Dataset rows
__________
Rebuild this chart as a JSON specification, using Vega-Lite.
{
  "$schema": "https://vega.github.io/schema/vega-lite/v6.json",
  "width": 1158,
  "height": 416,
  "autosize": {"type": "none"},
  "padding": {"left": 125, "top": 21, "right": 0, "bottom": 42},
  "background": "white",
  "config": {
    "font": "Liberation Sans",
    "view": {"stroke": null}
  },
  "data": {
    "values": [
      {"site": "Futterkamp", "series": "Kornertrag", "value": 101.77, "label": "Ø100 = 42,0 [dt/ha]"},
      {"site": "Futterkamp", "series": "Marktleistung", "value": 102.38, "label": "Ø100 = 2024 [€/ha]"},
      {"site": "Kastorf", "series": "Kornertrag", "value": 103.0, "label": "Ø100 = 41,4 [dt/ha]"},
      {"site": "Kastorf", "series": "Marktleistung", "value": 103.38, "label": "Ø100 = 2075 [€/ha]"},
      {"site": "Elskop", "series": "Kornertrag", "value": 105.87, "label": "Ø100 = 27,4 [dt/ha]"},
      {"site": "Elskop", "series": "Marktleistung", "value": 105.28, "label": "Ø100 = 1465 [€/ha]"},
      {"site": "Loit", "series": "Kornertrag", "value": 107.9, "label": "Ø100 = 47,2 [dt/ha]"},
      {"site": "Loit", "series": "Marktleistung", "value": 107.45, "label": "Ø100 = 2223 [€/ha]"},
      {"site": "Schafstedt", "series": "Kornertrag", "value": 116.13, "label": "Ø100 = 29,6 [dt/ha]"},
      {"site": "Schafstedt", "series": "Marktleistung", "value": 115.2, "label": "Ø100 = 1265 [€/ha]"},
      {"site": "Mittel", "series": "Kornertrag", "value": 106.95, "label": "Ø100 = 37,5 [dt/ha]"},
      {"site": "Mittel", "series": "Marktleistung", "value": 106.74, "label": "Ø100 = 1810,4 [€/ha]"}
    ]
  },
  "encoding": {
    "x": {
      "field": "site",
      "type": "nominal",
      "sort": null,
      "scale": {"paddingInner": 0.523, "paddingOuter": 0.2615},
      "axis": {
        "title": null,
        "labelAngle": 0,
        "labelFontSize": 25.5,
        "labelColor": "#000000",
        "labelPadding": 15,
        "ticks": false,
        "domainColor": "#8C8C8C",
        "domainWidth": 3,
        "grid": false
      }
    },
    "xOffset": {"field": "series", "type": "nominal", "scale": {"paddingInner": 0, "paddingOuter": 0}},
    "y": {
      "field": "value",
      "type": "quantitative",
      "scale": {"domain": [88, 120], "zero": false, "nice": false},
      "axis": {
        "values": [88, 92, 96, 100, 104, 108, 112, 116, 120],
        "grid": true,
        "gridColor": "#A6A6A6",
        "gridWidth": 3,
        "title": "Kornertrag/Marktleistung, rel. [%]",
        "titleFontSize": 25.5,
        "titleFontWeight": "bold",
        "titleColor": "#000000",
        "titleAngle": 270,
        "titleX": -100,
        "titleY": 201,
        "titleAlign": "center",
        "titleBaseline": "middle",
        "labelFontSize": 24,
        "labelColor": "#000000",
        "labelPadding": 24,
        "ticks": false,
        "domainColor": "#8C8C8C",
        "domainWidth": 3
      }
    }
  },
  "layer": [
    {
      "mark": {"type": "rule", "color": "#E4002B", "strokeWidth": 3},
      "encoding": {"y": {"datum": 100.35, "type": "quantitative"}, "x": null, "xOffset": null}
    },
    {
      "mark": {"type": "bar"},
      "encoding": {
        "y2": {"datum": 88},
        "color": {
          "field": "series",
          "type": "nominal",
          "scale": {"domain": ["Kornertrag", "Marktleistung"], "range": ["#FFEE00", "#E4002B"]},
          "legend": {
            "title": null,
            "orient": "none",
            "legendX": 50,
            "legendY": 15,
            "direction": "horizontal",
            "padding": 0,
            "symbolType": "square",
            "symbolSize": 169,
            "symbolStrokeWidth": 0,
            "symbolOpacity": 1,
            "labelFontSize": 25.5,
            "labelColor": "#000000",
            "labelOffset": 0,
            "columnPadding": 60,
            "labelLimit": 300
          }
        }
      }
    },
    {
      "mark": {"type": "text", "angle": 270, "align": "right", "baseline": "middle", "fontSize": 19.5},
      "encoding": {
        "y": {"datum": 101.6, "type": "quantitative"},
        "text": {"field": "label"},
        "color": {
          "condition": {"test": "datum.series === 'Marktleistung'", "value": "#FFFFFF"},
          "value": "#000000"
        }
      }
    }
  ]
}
__________
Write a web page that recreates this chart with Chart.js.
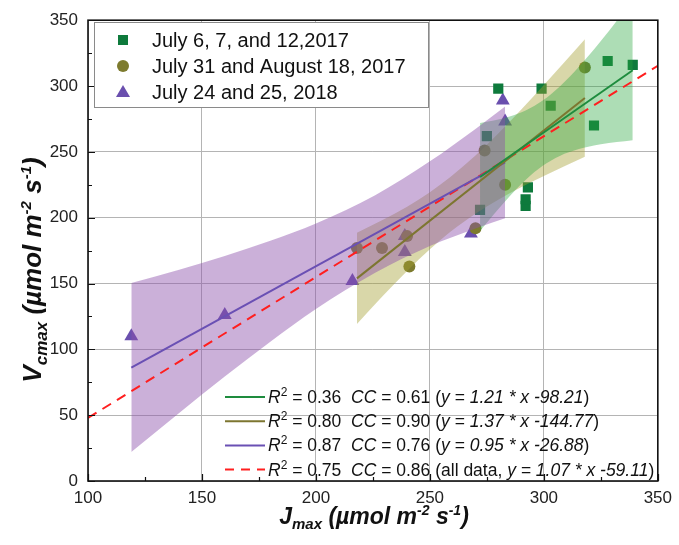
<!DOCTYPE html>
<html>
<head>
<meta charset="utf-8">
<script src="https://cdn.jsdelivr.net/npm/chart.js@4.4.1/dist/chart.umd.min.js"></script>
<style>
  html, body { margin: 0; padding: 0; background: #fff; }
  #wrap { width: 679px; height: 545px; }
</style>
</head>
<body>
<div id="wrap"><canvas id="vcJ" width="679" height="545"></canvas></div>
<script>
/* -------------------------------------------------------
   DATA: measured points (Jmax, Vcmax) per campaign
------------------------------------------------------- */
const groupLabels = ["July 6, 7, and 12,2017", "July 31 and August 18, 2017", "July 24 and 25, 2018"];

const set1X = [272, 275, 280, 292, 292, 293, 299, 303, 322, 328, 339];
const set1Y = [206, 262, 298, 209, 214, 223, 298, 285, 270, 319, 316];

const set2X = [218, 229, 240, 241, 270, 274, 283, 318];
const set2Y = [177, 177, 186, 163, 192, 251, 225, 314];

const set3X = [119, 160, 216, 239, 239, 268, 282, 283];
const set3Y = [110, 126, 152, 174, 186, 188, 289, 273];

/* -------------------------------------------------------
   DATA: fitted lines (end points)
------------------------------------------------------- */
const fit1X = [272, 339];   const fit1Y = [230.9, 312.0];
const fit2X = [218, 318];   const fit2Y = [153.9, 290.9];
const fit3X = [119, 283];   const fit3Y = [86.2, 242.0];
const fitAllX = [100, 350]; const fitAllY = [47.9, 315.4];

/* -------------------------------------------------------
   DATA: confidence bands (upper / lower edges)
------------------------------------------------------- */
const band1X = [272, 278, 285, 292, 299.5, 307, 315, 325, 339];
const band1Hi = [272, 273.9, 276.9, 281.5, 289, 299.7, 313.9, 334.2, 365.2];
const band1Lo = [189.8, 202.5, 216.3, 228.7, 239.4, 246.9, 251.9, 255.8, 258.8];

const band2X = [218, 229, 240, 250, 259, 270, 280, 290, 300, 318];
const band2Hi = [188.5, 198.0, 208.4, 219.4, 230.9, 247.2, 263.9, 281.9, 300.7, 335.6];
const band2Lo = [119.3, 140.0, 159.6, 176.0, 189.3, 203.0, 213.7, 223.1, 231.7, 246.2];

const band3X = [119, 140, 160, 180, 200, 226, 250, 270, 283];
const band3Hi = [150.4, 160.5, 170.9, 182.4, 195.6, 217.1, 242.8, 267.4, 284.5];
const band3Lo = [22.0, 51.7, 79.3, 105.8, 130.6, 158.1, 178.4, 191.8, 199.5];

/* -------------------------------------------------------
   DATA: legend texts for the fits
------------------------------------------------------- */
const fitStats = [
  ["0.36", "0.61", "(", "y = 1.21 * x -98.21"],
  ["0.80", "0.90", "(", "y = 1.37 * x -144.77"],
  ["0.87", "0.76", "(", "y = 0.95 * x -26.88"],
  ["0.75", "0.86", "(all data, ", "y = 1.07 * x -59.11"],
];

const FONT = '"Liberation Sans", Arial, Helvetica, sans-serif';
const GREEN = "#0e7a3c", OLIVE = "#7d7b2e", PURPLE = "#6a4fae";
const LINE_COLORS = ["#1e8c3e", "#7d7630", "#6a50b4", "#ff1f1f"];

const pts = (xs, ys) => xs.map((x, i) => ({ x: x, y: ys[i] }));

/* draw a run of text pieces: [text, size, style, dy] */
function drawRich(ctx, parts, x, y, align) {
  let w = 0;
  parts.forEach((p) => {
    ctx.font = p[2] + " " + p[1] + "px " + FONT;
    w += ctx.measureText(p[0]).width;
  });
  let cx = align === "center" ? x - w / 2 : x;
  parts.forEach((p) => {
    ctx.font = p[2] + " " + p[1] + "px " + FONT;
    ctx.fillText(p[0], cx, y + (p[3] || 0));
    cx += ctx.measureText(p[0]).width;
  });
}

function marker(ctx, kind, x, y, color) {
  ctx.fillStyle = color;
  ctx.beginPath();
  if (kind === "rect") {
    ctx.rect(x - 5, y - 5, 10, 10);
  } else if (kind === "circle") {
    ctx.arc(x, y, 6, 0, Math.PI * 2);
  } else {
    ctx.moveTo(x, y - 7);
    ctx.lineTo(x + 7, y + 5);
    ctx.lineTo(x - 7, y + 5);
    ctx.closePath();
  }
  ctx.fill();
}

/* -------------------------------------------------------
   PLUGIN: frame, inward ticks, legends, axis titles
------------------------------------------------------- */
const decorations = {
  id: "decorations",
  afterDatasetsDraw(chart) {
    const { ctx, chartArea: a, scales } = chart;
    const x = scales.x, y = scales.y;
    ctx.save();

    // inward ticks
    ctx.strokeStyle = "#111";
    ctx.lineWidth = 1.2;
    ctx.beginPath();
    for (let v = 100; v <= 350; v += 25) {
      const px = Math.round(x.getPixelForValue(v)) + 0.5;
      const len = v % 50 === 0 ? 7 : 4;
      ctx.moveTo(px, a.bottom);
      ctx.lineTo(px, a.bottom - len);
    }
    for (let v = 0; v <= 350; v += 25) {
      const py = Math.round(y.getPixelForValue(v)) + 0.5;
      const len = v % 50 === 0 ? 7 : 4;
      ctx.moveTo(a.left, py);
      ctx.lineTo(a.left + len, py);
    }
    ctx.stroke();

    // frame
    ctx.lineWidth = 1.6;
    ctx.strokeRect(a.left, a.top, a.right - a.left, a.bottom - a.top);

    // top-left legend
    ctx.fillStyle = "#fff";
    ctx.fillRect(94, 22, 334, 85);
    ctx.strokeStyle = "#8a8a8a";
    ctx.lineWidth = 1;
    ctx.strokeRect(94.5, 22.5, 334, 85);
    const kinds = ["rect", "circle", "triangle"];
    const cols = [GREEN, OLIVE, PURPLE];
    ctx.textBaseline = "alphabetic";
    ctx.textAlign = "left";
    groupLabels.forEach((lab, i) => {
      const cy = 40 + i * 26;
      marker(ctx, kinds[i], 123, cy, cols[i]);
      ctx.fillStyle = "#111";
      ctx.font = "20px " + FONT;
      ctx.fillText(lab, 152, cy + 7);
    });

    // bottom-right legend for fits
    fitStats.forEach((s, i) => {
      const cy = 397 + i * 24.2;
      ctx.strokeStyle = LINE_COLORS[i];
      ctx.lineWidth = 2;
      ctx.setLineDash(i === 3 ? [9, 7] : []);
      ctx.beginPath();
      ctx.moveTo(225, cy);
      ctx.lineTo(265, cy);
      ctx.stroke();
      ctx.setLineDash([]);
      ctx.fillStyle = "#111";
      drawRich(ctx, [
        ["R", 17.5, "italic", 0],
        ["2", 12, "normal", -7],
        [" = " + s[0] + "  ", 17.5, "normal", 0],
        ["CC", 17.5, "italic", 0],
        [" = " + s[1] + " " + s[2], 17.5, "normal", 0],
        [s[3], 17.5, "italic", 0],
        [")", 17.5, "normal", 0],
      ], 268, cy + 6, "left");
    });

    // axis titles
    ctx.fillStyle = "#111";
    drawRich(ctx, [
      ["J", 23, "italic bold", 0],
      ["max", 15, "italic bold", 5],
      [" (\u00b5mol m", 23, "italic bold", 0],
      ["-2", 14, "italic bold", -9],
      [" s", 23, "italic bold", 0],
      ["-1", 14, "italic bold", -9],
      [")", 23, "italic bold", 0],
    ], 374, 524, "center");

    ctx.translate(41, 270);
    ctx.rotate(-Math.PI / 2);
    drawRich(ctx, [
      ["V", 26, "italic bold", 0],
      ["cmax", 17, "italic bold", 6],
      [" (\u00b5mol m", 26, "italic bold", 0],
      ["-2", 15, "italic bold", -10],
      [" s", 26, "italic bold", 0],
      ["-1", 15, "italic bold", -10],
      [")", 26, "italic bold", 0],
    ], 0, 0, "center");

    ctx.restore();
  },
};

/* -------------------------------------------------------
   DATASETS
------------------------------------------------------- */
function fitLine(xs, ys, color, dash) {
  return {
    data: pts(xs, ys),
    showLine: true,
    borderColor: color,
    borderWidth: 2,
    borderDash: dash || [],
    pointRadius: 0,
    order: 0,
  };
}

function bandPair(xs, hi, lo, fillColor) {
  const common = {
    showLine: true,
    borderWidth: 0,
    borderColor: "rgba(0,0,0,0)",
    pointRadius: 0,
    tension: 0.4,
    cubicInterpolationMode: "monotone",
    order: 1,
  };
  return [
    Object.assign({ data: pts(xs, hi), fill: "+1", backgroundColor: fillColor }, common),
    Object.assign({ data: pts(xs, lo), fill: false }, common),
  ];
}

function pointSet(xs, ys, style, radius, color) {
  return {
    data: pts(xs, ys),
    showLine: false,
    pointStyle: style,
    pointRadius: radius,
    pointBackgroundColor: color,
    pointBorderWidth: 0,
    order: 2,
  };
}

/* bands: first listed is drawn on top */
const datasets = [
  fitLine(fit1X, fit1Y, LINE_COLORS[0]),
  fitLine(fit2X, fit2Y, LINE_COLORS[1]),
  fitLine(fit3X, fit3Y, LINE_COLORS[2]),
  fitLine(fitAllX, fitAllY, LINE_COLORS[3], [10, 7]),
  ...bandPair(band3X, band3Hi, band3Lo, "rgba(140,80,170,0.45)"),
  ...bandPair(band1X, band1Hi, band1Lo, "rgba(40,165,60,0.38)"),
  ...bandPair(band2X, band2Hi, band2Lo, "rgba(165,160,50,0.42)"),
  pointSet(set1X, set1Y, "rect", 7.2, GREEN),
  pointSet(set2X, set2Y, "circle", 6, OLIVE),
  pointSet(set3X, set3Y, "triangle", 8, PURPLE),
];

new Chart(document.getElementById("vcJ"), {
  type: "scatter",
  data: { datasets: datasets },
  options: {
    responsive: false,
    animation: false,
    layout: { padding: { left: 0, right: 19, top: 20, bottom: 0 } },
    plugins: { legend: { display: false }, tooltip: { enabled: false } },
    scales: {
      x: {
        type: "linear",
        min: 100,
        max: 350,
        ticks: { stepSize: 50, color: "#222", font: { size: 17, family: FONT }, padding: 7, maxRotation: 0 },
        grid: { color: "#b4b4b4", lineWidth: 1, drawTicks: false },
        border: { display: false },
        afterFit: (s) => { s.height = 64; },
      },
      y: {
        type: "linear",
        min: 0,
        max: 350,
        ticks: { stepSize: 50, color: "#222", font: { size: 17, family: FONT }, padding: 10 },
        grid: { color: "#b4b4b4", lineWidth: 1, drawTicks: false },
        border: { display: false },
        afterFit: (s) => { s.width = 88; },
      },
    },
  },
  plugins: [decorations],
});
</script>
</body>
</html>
__________
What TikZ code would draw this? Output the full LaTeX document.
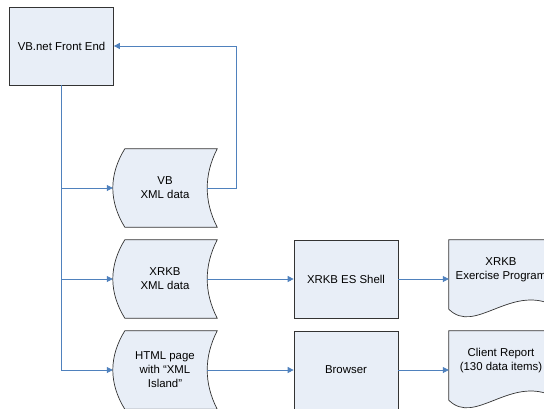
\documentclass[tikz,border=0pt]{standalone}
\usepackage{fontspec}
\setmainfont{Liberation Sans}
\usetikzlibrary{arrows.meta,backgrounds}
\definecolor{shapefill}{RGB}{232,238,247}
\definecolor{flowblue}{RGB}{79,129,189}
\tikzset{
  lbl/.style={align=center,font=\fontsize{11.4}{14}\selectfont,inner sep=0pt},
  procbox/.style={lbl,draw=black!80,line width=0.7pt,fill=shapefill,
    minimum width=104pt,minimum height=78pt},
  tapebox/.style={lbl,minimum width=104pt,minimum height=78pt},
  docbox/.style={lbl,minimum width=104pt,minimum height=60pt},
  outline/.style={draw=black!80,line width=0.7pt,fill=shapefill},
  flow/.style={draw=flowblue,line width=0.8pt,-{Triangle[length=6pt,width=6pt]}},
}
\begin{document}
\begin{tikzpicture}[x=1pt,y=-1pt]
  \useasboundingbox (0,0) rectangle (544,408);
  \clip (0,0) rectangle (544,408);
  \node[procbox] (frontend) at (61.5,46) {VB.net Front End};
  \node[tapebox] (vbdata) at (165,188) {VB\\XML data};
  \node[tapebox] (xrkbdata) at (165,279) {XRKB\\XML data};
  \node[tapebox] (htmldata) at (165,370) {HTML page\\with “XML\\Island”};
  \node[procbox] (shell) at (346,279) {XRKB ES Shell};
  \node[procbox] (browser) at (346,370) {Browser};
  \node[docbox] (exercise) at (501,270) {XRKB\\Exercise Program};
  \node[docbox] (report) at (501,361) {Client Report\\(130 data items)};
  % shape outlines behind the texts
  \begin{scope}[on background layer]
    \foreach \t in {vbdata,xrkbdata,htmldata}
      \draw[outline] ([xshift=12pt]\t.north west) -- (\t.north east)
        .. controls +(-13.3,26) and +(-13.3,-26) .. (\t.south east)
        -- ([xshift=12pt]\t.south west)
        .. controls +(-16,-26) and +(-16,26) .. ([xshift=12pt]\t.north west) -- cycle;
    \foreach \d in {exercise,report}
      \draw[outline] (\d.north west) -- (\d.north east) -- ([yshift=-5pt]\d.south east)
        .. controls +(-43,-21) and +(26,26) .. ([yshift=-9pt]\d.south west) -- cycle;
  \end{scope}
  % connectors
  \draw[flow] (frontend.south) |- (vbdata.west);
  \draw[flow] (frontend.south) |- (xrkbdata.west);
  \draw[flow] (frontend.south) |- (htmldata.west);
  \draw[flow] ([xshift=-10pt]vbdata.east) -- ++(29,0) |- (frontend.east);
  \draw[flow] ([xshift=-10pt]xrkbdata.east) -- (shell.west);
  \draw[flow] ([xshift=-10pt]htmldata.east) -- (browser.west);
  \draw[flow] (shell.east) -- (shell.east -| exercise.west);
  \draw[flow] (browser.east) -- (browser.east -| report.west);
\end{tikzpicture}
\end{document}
__________
Exercise task
Make an exact copy of only the lines from the one with "Write a web" through the one with "const set3Y = [110, 126, 152, 174, 186, 188, 289, 273];". Pictures don't belong in it.

Task result
Write a web page that recreates this chart with Chart.js.
<!DOCTYPE html>
<html>
<head>
<meta charset="utf-8">
<script src="https://cdn.jsdelivr.net/npm/chart.js@4.4.1/dist/chart.umd.min.js"></script>
<style>
  html, body { margin: 0; padding: 0; background: #fff; }
  #wrap { width: 679px; height: 545px; }
</style>
</head>
<body>
<div id="wrap"><canvas id="vcJ" width="679" height="545"></canvas></div>
<script>
/* -------------------------------------------------------
   DATA: measured points (Jmax, Vcmax) per campaign
------------------------------------------------------- */
const groupLabels = ["July 6, 7, and 12,2017", "July 31 and August 18, 2017", "July 24 and 25, 2018"];

const set1X = [272, 275, 280, 292, 292, 293, 299, 303, 322, 328, 339];
const set1Y = [206, 262, 298, 209, 214, 223, 298, 285, 270, 319, 316];

const set2X = [218, 229, 240, 241, 270, 274, 283, 318];
const set2Y = [177, 177, 186, 163, 192, 251, 225, 314];

const set3X = [119, 160, 216, 239, 239, 268, 282, 283];
const set3Y = [110, 126, 152, 174, 186, 188, 289, 273];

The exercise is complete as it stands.